**Dataset content**
━━━━━━━━━━━━━━━━━━━━

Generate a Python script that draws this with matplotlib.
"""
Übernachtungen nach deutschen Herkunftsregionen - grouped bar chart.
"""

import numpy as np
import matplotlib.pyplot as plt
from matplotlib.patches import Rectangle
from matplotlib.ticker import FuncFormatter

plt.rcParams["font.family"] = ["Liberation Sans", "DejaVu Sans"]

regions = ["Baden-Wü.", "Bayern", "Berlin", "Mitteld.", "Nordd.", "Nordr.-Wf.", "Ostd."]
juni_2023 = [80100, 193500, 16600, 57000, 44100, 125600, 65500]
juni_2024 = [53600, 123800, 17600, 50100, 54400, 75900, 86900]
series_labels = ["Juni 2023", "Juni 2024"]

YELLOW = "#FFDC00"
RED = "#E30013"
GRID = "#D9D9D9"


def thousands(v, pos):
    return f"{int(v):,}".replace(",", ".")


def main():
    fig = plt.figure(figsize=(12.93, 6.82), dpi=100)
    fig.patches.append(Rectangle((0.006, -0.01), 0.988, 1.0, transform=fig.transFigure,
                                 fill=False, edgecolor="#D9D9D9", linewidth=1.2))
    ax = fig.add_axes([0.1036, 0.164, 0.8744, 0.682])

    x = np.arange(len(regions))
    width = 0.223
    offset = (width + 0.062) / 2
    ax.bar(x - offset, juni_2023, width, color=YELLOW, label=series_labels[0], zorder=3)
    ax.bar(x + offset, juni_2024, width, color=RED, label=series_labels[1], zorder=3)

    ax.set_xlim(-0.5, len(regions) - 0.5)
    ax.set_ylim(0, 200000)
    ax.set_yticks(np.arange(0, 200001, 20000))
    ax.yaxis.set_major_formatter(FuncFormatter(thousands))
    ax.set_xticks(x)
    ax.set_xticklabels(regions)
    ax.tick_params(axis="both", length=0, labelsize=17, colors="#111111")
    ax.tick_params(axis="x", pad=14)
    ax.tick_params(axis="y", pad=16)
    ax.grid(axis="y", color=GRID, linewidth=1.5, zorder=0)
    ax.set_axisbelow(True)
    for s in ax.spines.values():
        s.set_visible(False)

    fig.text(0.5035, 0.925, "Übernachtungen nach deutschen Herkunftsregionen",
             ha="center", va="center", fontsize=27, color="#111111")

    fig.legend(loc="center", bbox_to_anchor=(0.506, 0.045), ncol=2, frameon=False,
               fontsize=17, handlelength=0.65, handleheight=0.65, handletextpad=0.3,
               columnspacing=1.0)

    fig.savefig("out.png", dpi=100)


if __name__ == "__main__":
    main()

━━━━━━━━━━━━━━━━━━━━

**Problem**
Repeat, exactly and only, the lines from the beginning of the material through the line that contains "ax = fig.add_axes([0.1036, 0.164, 0.8744, 0.682])".

**Final result**
Generate a Python script that draws this with matplotlib.
"""
Übernachtungen nach deutschen Herkunftsregionen - grouped bar chart.
"""

import numpy as np
import matplotlib.pyplot as plt
from matplotlib.patches import Rectangle
from matplotlib.ticker import FuncFormatter

plt.rcParams["font.family"] = ["Liberation Sans", "DejaVu Sans"]

regions = ["Baden-Wü.", "Bayern", "Berlin", "Mitteld.", "Nordd.", "Nordr.-Wf.", "Ostd."]
juni_2023 = [80100, 193500, 16600, 57000, 44100, 125600, 65500]
juni_2024 = [53600, 123800, 17600, 50100, 54400, 75900, 86900]
series_labels = ["Juni 2023", "Juni 2024"]

YELLOW = "#FFDC00"
RED = "#E30013"
GRID = "#D9D9D9"


def thousands(v, pos):
    return f"{int(v):,}".replace(",", ".")


def main():
    fig = plt.figure(figsize=(12.93, 6.82), dpi=100)
    fig.patches.append(Rectangle((0.006, -0.01), 0.988, 1.0, transform=fig.transFigure,
                                 fill=False, edgecolor="#D9D9D9", linewidth=1.2))
    ax = fig.add_axes([0.1036, 0.164, 0.8744, 0.682])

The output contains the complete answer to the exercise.